Your task. Scan the lines below for the word "this". Copy each line you find it in.

Provided material.
--- start ---
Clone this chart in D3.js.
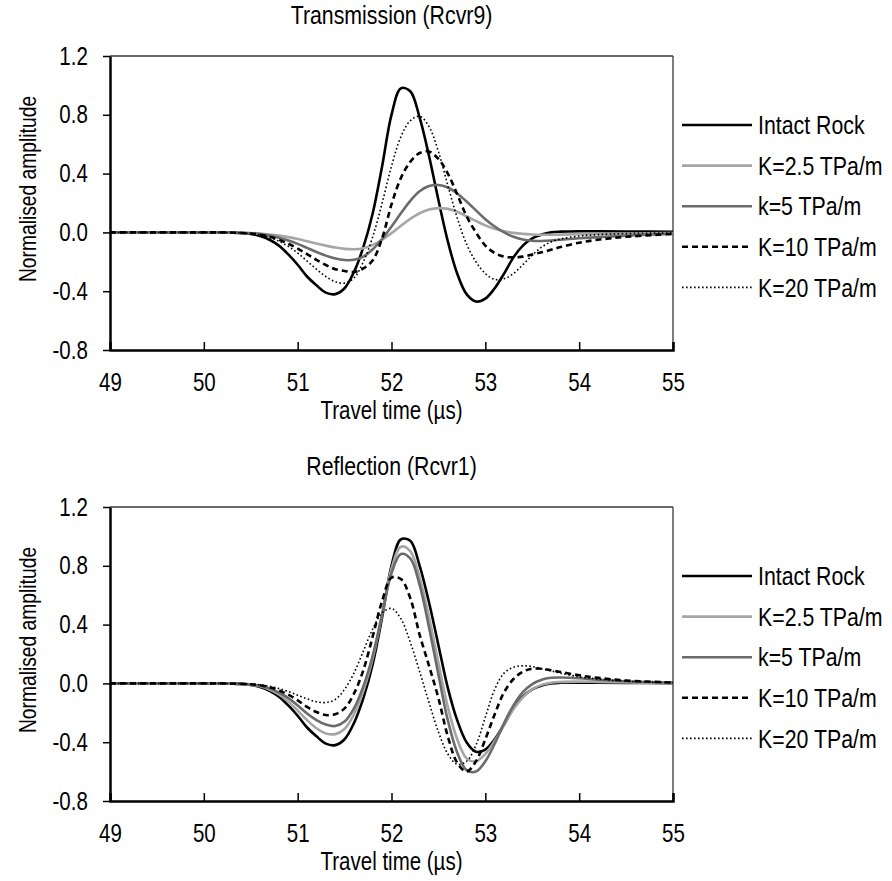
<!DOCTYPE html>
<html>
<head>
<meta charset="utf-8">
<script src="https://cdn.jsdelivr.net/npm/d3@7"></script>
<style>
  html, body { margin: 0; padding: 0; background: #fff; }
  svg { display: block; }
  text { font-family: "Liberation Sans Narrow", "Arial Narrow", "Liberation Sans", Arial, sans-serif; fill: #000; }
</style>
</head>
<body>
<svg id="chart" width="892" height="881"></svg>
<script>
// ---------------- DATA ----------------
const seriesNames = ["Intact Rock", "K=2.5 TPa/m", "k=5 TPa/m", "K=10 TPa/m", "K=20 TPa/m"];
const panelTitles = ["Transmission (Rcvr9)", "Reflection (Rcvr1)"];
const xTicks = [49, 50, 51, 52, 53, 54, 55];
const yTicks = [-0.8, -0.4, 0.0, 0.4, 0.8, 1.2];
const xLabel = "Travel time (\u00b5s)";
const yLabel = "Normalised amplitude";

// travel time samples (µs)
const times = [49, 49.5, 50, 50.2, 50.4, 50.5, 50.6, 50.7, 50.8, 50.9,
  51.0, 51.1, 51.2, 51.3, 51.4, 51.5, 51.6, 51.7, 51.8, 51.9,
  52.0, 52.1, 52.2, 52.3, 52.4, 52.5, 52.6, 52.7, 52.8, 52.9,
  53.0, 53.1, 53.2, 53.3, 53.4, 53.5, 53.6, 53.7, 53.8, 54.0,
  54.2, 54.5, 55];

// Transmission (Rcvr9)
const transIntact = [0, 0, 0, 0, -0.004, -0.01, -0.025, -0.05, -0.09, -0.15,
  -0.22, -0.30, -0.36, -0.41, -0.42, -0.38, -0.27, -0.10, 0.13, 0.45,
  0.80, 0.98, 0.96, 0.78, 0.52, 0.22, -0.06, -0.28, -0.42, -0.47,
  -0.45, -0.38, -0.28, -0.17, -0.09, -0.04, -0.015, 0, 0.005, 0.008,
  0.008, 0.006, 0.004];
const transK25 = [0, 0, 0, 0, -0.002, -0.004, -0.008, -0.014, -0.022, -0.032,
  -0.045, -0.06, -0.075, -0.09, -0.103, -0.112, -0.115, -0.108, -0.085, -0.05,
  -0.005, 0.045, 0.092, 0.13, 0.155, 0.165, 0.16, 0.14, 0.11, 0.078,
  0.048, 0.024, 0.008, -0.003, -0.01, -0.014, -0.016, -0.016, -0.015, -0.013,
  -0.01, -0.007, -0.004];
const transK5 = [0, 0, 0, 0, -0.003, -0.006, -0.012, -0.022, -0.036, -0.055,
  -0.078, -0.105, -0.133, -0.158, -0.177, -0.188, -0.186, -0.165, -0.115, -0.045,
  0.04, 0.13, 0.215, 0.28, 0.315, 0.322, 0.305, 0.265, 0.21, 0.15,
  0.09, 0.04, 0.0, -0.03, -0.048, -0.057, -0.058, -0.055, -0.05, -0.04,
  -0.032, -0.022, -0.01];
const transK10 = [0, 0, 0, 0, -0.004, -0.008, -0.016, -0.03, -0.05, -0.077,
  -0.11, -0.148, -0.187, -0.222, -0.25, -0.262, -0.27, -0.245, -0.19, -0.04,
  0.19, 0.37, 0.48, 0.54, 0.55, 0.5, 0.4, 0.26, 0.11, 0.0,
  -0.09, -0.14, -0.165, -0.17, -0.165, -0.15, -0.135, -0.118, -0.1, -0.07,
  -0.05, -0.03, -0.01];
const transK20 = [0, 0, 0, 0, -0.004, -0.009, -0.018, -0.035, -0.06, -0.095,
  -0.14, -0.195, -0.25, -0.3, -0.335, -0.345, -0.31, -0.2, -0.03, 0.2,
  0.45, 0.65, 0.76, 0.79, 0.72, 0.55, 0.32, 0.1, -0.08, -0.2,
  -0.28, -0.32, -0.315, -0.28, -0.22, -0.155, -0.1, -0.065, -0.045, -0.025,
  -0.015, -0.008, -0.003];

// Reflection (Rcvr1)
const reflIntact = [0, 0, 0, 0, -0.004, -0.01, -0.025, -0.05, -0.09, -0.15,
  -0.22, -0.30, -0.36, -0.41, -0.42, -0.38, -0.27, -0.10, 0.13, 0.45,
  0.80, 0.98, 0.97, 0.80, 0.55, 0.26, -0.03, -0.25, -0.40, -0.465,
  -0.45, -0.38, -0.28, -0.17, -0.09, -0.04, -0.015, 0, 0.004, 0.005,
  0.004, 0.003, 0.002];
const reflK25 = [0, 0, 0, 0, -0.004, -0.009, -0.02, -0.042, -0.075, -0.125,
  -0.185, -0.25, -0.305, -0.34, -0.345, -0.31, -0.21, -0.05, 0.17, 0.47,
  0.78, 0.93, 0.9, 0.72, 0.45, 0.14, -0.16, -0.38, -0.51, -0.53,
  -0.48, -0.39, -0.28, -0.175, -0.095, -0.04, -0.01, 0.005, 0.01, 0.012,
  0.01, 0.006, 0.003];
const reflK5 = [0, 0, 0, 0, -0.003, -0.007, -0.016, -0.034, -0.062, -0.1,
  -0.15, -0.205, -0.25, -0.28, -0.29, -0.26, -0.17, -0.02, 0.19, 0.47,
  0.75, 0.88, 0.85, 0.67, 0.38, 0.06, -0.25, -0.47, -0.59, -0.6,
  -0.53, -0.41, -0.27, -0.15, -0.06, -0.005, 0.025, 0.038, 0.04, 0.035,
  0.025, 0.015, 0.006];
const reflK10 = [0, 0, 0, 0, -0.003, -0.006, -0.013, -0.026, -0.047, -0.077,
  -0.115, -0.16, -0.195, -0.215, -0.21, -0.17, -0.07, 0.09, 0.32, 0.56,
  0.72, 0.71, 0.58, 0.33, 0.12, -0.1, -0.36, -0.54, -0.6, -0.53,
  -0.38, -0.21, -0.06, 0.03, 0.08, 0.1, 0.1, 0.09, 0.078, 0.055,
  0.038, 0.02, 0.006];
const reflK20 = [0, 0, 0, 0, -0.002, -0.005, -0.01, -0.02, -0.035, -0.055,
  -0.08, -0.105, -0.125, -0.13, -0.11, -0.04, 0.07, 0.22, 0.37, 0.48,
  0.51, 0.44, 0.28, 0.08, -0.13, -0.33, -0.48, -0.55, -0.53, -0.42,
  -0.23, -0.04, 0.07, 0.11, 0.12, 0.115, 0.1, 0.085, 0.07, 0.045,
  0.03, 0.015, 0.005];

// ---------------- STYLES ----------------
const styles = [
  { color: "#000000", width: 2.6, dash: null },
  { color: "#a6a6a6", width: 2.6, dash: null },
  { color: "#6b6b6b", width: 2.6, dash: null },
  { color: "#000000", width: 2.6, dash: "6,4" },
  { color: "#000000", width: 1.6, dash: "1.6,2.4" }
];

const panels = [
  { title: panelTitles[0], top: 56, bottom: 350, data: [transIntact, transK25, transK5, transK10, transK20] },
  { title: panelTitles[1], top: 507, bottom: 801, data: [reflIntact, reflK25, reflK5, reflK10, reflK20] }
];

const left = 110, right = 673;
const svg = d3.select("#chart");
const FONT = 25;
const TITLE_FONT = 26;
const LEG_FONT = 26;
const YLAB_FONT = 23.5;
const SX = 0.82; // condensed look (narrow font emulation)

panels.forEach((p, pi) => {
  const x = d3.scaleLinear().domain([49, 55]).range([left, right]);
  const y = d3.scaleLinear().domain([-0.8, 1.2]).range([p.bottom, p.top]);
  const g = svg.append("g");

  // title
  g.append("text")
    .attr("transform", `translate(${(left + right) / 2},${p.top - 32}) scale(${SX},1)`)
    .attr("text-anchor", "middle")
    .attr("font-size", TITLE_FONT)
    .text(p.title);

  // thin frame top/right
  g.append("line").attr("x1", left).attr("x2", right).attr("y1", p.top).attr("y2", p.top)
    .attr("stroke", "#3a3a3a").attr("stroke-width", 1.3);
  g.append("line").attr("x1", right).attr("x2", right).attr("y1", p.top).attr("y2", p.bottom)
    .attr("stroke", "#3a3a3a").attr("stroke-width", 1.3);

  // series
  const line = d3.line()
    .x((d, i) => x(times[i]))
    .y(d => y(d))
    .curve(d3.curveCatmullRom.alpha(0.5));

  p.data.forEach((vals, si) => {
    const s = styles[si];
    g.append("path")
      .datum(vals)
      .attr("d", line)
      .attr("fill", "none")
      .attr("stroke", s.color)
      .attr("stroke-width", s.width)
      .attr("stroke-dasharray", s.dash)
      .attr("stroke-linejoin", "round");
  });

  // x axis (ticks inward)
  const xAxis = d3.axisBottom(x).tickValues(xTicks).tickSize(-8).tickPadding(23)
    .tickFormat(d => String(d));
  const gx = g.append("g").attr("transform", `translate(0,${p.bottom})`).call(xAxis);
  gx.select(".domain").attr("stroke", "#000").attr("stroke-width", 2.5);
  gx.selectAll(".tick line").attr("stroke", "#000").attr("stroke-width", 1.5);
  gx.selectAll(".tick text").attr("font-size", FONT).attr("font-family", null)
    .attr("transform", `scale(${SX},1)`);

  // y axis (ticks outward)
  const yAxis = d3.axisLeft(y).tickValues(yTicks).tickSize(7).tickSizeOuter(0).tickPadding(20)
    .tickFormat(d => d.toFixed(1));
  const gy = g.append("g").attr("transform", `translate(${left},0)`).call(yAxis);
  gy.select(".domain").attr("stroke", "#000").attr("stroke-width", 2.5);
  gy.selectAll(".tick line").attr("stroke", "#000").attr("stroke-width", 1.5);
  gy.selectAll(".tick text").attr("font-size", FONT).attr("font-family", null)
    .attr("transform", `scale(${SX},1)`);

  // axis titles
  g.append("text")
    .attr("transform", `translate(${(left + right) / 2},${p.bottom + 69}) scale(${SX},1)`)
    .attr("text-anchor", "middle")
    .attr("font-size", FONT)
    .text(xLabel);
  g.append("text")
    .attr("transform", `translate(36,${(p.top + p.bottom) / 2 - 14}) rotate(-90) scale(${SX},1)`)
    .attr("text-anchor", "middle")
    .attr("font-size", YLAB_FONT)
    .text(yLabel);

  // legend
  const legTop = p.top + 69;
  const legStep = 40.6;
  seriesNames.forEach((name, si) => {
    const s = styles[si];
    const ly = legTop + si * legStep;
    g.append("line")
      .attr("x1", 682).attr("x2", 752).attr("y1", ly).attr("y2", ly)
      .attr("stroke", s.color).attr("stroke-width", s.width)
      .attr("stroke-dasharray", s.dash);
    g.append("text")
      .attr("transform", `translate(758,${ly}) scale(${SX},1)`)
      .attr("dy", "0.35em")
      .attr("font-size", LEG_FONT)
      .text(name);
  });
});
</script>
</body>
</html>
--- end ---
--- start ---
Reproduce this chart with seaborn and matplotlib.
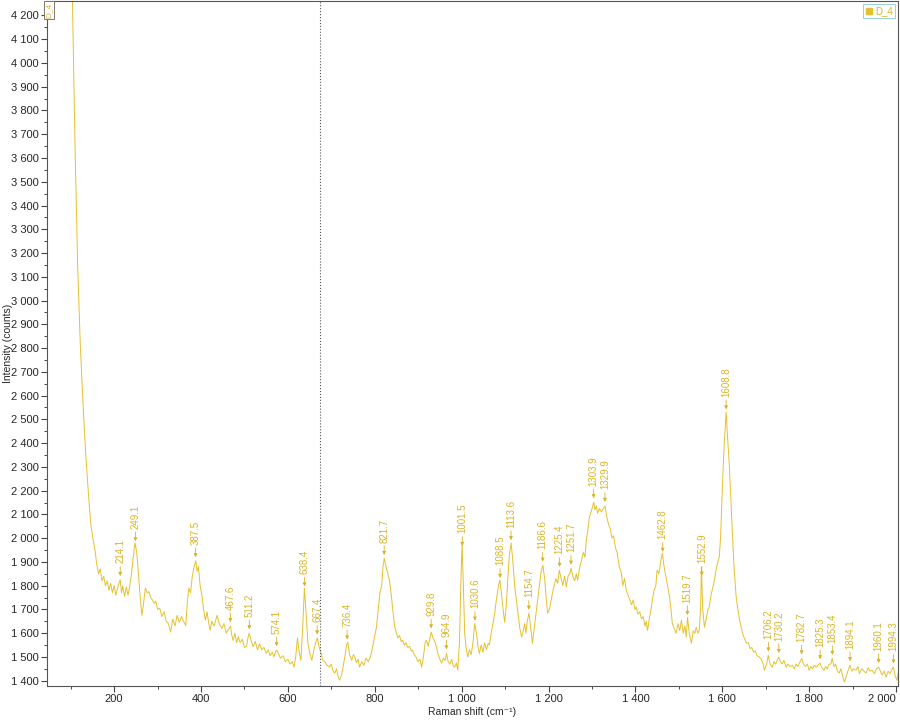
--- end ---
Answer to the task.
Clone this chart in D3.js.
Reproduce this chart with seaborn and matplotlib.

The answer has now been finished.